» WHAT TO WORK ON: Pictures stay out of this copy, which runs from the first line of the material through the line containing "import * as".

============

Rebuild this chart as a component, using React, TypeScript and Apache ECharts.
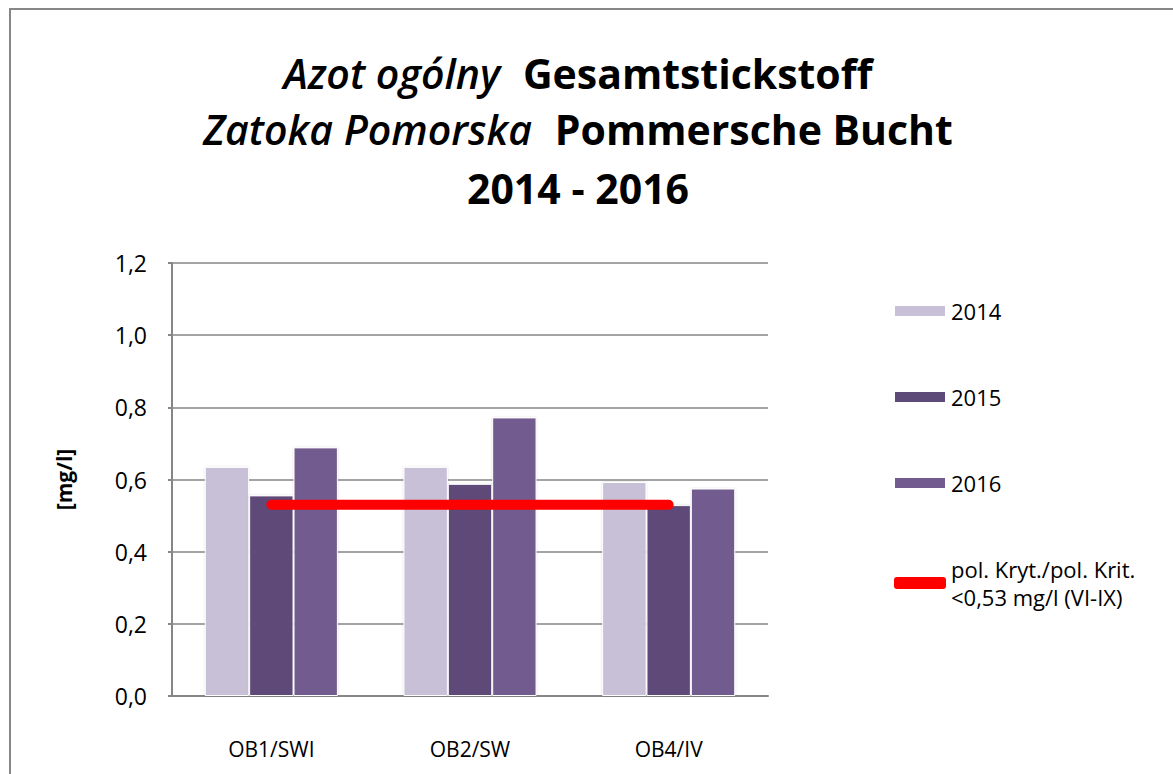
import React, { useEffect, useRef } from "react";
import * as echarts from "echarts";

const categories = ["OB1/SWI", "OB2/SW", "OB4/IV"];
const values2014 = [0.635, 0.635, 0.593];
const values2015 = [0.556, 0.588, 0.529];
const values2016 = [0.689, 0.772, 0.575];
const threshold = [0.53, 0.53, 0.53];
const yTicks = [0, 0.2, 0.4, 0.6, 0.8, 1.0, 1.2];
const seriesNames = ["2014", "2015", "2016", "pol. Kryt./pol. Krit.\n<0,53 mg/l (VI-IX)"];

const FONT = "'Open Sans', Lato, sans-serif";

export default function App() {
  const ref = useRef<HTMLDivElement>(null);
  useEffect(() => {
    if (!ref.current) return;
    const chart = echarts.init(ref.current, undefined, { renderer: "svg" });
    const barStyle = (color: string) => ({
      color,
      borderColor: "#ffffff",
      borderWidth: 1,
      shadowColor: "rgba(0,0,0,0.15)",
      shadowBlur: 2,
    });
    const titleRich = {
      i: { fontFamily: FONT, fontStyle: "italic", fontWeight: 600, fontSize: 41, lineHeight: 44, color: "#000" },
      b: { fontFamily: FONT, fontStyle: "normal", fontWeight: 700, fontSize: 41, lineHeight: 44, color: "#000" },
    };
    const mkTitle = (text: string, top: number) => ({
      text,
      left: 573,
      top,
      textAlign: "center",
      textStyle: { rich: titleRich, fontSize: 41, lineHeight: 44 },
    });
    chart.setOption({
      animation: false,
      title: [
        mkTitle("{i|Azot ogólny}  {b|Gesamtstickstoff}", 46),
        mkTitle("{i|Zatoka Pomorska}  {b|Pommersche Bucht}", 102),
        mkTitle("{b|2014 - 2016}", 161),
      ],
      graphic: [
        {
          type: "polyline",
          shape: { points: [[10, 800], [10, 9], [1200, 9]] },
          style: { stroke: "#878787", lineWidth: 2, fill: "none" },
        },
      ],
      legend: {
        orient: "vertical",
        left: 888,
        top: 292,
        itemGap: 58,
        itemWidth: 52,
        itemHeight: 12,
        textStyle: { fontFamily: FONT, fontSize: 22, color: "#000", lineHeight: 28 },
        data: seriesNames.map((n, i) =>
          i < 3
            ? { name: n, icon: "rect" }
            : {
                name: n,
                icon: "roundRect",
                itemStyle: { color: "#ff0000" },
              }
        ),
      },
      grid: { left: 172, right: 405, top: 263, bottom: 78 },
      xAxis: {
        type: "category",
        data: categories,
        axisLine: { lineStyle: { color: "#868686", width: 2 } },
        axisTick: { show: false },
        axisLabel: { fontFamily: FONT, fontSize: 21, color: "#000", margin: 42 },
      },
      yAxis: {
        type: "value",
        min: 0,
        max: 1.2,
        interval: 0.2,
        name: "[mg/l]",
        nameLocation: "middle",
        nameGap: 98,
        nameRotate: 90,
        nameTextStyle: { fontFamily: FONT, fontSize: 21, fontWeight: "bold", color: "#000" },
        axisLine: { show: true, lineStyle: { color: "#868686", width: 2 } },
        axisTick: { show: true, length: 4, lineStyle: { color: "#868686", width: 2 } },
        splitLine: { lineStyle: { color: "#868686", width: 1.5 } },
        axisLabel: {
          fontFamily: FONT,
          fontSize: 23,
          color: "#000",
          margin: 25,
          formatter: (v: number) => {
            const t = yTicks.find((x) => Math.abs(x - v) < 1e-6);
            return (t ?? v).toFixed(1).replace(".", ",");
          },
        },
      },
      series: [
        { name: seriesNames[0], type: "bar", data: values2014, barGap: "0%", barCategoryGap: "33%", itemStyle: barStyle("#c7c0d7") },
        { name: seriesNames[1], type: "bar", data: values2015, barGap: "0%", barCategoryGap: "33%", itemStyle: barStyle("#5e4a78") },
        { name: seriesNames[2], type: "bar", data: values2016, barGap: "0%", barCategoryGap: "33%", itemStyle: barStyle("#725b8f") },
        {
          name: seriesNames[3],
          type: "line",
          data: threshold,
          symbol: "none",
          lineStyle: { color: "#ff0000", width: 10, cap: "round" },
          itemStyle: { color: "#ff0000" },
          z: 5,
        },
      ],
    });
    return () => chart.dispose();
  }, []);
  return (
    <div
      ref={ref}
      style={{ position: "absolute", left: 0, top: 0, width: 1173, height: 774, background: "#fff" }}
    />
  );
}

============

» IN RESPONSE:
Rebuild this chart as a component, using React, TypeScript and Apache ECharts.
import React, { useEffect, useRef } from "react";
import * as echarts from "echarts";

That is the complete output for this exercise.